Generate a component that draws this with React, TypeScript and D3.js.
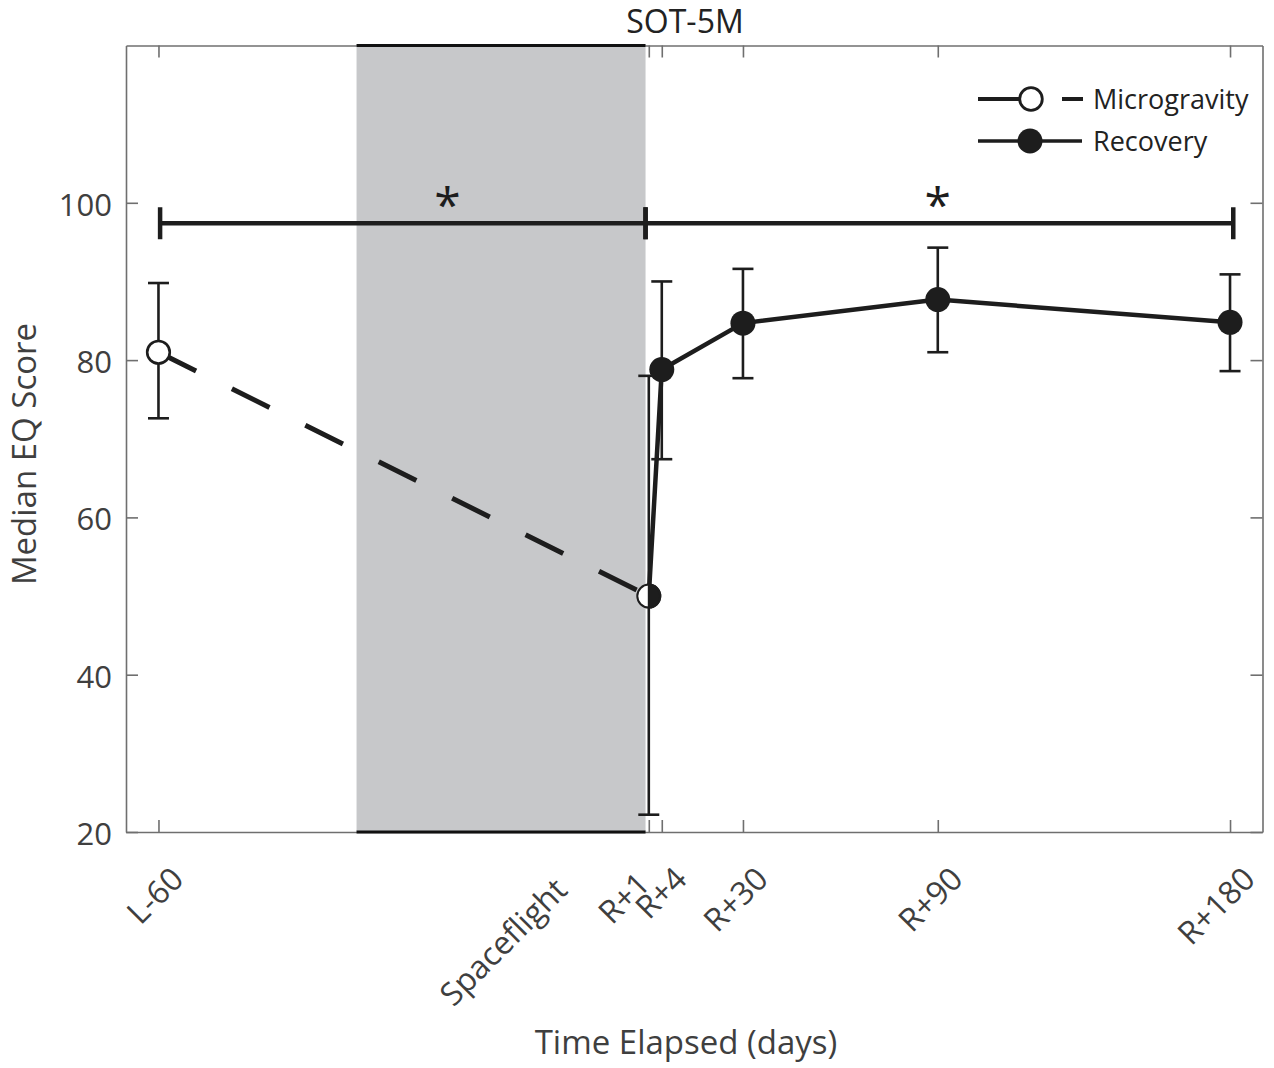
import * as d3 from "d3";
import { useEffect, useRef } from "react";

// x tick labels and where they sit (days relative to return, R+0)
const tickLabels = ["L-60", "Spaceflight", "R+1", "R+4", "R+30", "R+90", "R+180"];
const tickDays = [-150, -30, 1, 5, 30, 90, 180];

// microgravity series (pre-flight -> first day back)
const microDays = [-150, 1];
const microMedian = [81, 50];
const microLow = [72.6, 22.2];
const microHigh = [89.8, 78.0];

// recovery series
const recDays = [1, 5, 30, 90, 180];
const recMedian = [50, 78.8, 84.7, 87.7, 84.8];
const recLow = [NaN, 67.4, 77.7, 81.0, 78.6];
const recHigh = [NaN, 90.0, 91.6, 94.3, 90.9];

// shaded spaceflight window
const flightWindow = [-89, 0];

// significance brackets
const sigFrom = [-149.5, 0];
const sigTo = [0, 181];
const sigStar = [-61, 90];
const sigLevel = 97.4;

const yTicks = [20, 40, 60, 80, 100];

export default function App() {
  const ref = useRef<SVGSVGElement>(null);

  useEffect(() => {
    const svg = d3.select(ref.current);
    svg.selectAll("*").remove(); // reset

    const W = 1274;
    const H = 1068;
    const L = 126,
      R = 1262.5,
      T = 45.5,
      B = 832;
    const font = "'Open Sans', sans-serif";
    const ink = "#1d1d1d";
    const axisGray = "#6f6f6f";
    const textGray = "#3f3f3f";

    const x = d3.scaleLinear().domain([-160, 190]).range([L, R]);
    const y = d3.scaleLinear().domain([20, 120]).range([B, T]);

    svg.append("rect").attr("width", W).attr("height", H).attr("fill", "#fff");

    // axes, ticks pointing inward on all four sides
    const gLeft = svg
      .append("g")
      .attr("transform", `translate(${L},0)`)
      .call(d3.axisLeft(y).tickValues(yTicks).tickSize(-12).tickSizeOuter(0).tickPadding(14));
    const gRight = svg
      .append("g")
      .attr("transform", `translate(${R},0)`)
      .call(d3.axisRight(y).tickValues(yTicks).tickSize(-12).tickSizeOuter(0).tickFormat(() => ""));
    const gBottom = svg
      .append("g")
      .attr("transform", `translate(0,${B})`)
      .call(d3.axisBottom(x).tickValues(tickDays).tickSize(-12).tickSizeOuter(0).tickFormat(() => ""));
    const gTop = svg
      .append("g")
      .attr("transform", `translate(0,${T})`)
      .call(d3.axisTop(x).tickValues(tickDays).tickSize(-12).tickSizeOuter(0).tickFormat(() => ""));

    [gLeft, gRight, gBottom, gTop].forEach((g) => {
      g.selectAll("path, line").attr("stroke", axisGray).attr("stroke-width", 1.6);
    });
    gLeft
      .selectAll("text")
      .attr("font-family", font)
      .attr("font-size", 31)
      .attr("fill", textGray)
      .attr("dy", "0.4em");

    // rotated x tick labels
    const nudge: Record<string, [number, number]> = { "R+1": [-24, 5], Spaceflight: [-6, 11] };
    svg
      .append("g")
      .selectAll("text")
      .data(tickLabels)
      .join("text")
      .attr("transform", (d, i) => {
        const [nx, ny] = nudge[d] || [0, 0];
        return `translate(${x(tickDays[i]) + 27 + nx},${881 + ny}) rotate(-45)`;
      })
      .attr("text-anchor", "end")
      .attr("font-family", font)
      .attr("font-size", 32)
      .attr("fill", textGray)
      .text((d) => d);

    // spaceflight shading
    svg
      .append("rect")
      .attr("x", x(flightWindow[0]))
      .attr("y", T)
      .attr("width", x(flightWindow[1]) - x(flightWindow[0]))
      .attr("height", B - T)
      .attr("fill", "#c7c8ca");
    [T, B].forEach((yy) => {
      svg
        .append("line")
        .attr("x1", x(flightWindow[0]))
        .attr("x2", x(flightWindow[1]))
        .attr("y1", yy)
        .attr("y2", yy)
        .attr("stroke", "#111")
        .attr("stroke-width", 3);
    });

    const line = d3
      .line<[number, number]>()
      .x((d) => x(d[0]))
      .y((d) => y(d[1]));

    // microgravity dashed line
    svg
      .append("path")
      .attr("d", line(microDays.map((d, i) => [d, microMedian[i]])))
      .attr("fill", "none")
      .attr("stroke", ink)
      .attr("stroke-width", 5)
      .attr("stroke-dasharray", "42 40");

    // recovery solid line
    svg
      .append("path")
      .attr("d", line(recDays.map((d, i) => [d, recMedian[i]])))
      .attr("fill", "none")
      .attr("stroke", ink)
      .attr("stroke-width", 4.5)
      .attr("stroke-linejoin", "round");

    // error bars
    const errs: [number, number, number][] = [];
    microDays.forEach((d, i) => errs.push([d, microLow[i], microHigh[i]]));
    recDays.forEach((d, i) => {
      if (!isNaN(recLow[i])) errs.push([d, recLow[i], recHigh[i]]);
    });
    const gErr = svg.append("g").attr("stroke", ink).attr("stroke-width", 2.6);
    errs.forEach(([d, lo, hi]) => {
      const cx = x(d);
      gErr.append("line").attr("x1", cx).attr("x2", cx).attr("y1", y(lo)).attr("y2", y(hi));
      [lo, hi].forEach((v) => {
        gErr
          .append("line")
          .attr("x1", cx - 10.5)
          .attr("x2", cx + 10.5)
          .attr("y1", y(v))
          .attr("y2", y(v));
      });
    });

    // markers
    svg
      .append("circle")
      .attr("cx", x(microDays[0]))
      .attr("cy", y(microMedian[0]))
      .attr("r", 11.3)
      .attr("fill", "#fff")
      .attr("stroke", ink)
      .attr("stroke-width", 2.6);

    // shared R+1 point: half open, half filled
    const hx = x(microDays[1]);
    const hy = y(microMedian[1]);
    const r = 11.5;
    svg
      .append("circle")
      .attr("cx", hx)
      .attr("cy", hy)
      .attr("r", r)
      .attr("fill", "#fff")
      .attr("stroke", ink)
      .attr("stroke-width", 2);
    svg
      .append("path")
      .attr("d", `M${hx},${hy - r} A${r},${r} 0 0 1 ${hx},${hy + r} Z`)
      .attr("fill", ink)
      .attr("stroke", ink)
      .attr("stroke-width", 2);

    svg
      .append("g")
      .selectAll("circle")
      .data(recDays.slice(1))
      .join("circle")
      .attr("cx", (d) => x(d))
      .attr("cy", (d, i) => y(recMedian[i + 1]))
      .attr("r", 12.5)
      .attr("fill", ink);

    // significance brackets
    const gSig = svg.append("g").attr("stroke", ink).attr("stroke-width", 4.5);
    sigFrom.forEach((f, i) => {
      const yy = y(sigLevel);
      gSig.append("line").attr("x1", x(f)).attr("x2", x(sigTo[i])).attr("y1", yy).attr("y2", yy);
      [f, sigTo[i]].forEach((v) => {
        gSig
          .append("line")
          .attr("x1", x(v))
          .attr("x2", x(v))
          .attr("y1", yy - 16)
          .attr("y2", yy + 16);
      });
      svg
        .append("text")
        .attr("x", x(sigStar[i]))
        .attr("y", yy - 1)
        .attr("text-anchor", "middle")
        .attr("font-family", font)
        .attr("font-size", 48)
        .attr("fill", ink)
        .text("*");
    });

    // legend
    const lg = svg.append("g");
    const legendText = (ty: number, label: string) =>
      lg
        .append("text")
        .attr("x", 1093)
        .attr("y", ty)
        .attr("dy", "0.36em")
        .attr("font-family", font)
        .attr("font-size", 27)
        .attr("fill", "#222")
        .text(label);
    lg.append("line").attr("x1", 978).attr("x2", 1020).attr("y1", 99).attr("y2", 99)
      .attr("stroke", ink).attr("stroke-width", 4);
    lg.append("line").attr("x1", 1062).attr("x2", 1083).attr("y1", 99).attr("y2", 99)
      .attr("stroke", ink).attr("stroke-width", 4);
    lg.append("circle").attr("cx", 1031).attr("cy", 99).attr("r", 11.3)
      .attr("fill", "#fff").attr("stroke", ink).attr("stroke-width", 2.8);
    legendText(99, "Microgravity");
    lg.append("line").attr("x1", 978).attr("x2", 1082).attr("y1", 141).attr("y2", 141)
      .attr("stroke", ink).attr("stroke-width", 3.5);
    lg.append("circle").attr("cx", 1030).attr("cy", 141).attr("r", 12.5).attr("fill", ink);
    legendText(141, "Recovery");

    // titles
    svg
      .append("text")
      .attr("x", 685)
      .attr("y", 33)
      .attr("text-anchor", "middle")
      .attr("font-family", font)
      .attr("font-size", 32)
      .attr("fill", "#222")
      .text("SOT-5M");
    svg
      .append("text")
      .attr("x", 686)
      .attr("y", 1054)
      .attr("text-anchor", "middle")
      .attr("font-family", font)
      .attr("font-size", 33)
      .attr("fill", textGray)
      .text("Time Elapsed (days)");
    svg
      .append("text")
      .attr("transform", `translate(36,454) rotate(-90)`)
      .attr("text-anchor", "middle")
      .attr("font-family", font)
      .attr("font-size", 33)
      .attr("fill", textGray)
      .text("Median EQ Score");
  }, []);

  return (
    <svg
      ref={ref}
      width={1274}
      height={1068}
      style={{ position: "absolute", left: 0, top: 0, display: "block" }}
    />
  );
}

**To do**
Extract, word for word, each line from the top of the data down to and including the line with "const yTicks = [20, 40, 60, 80, 100];"; skip the pictures.

**Written solution**
Generate a component that draws this with React, TypeScript and D3.js.
import * as d3 from "d3";
import { useEffect, useRef } from "react";

// x tick labels and where they sit (days relative to return, R+0)
const tickLabels = ["L-60", "Spaceflight", "R+1", "R+4", "R+30", "R+90", "R+180"];
const tickDays = [-150, -30, 1, 5, 30, 90, 180];

// microgravity series (pre-flight -> first day back)
const microDays = [-150, 1];
const microMedian = [81, 50];
const microLow = [72.6, 22.2];
const microHigh = [89.8, 78.0];

// recovery series
const recDays = [1, 5, 30, 90, 180];
const recMedian = [50, 78.8, 84.7, 87.7, 84.8];
const recLow = [NaN, 67.4, 77.7, 81.0, 78.6];
const recHigh = [NaN, 90.0, 91.6, 94.3, 90.9];

// shaded spaceflight window
const flightWindow = [-89, 0];

// significance brackets
const sigFrom = [-149.5, 0];
const sigTo = [0, 181];
const sigStar = [-61, 90];
const sigLevel = 97.4;

const yTicks = [20, 40, 60, 80, 100];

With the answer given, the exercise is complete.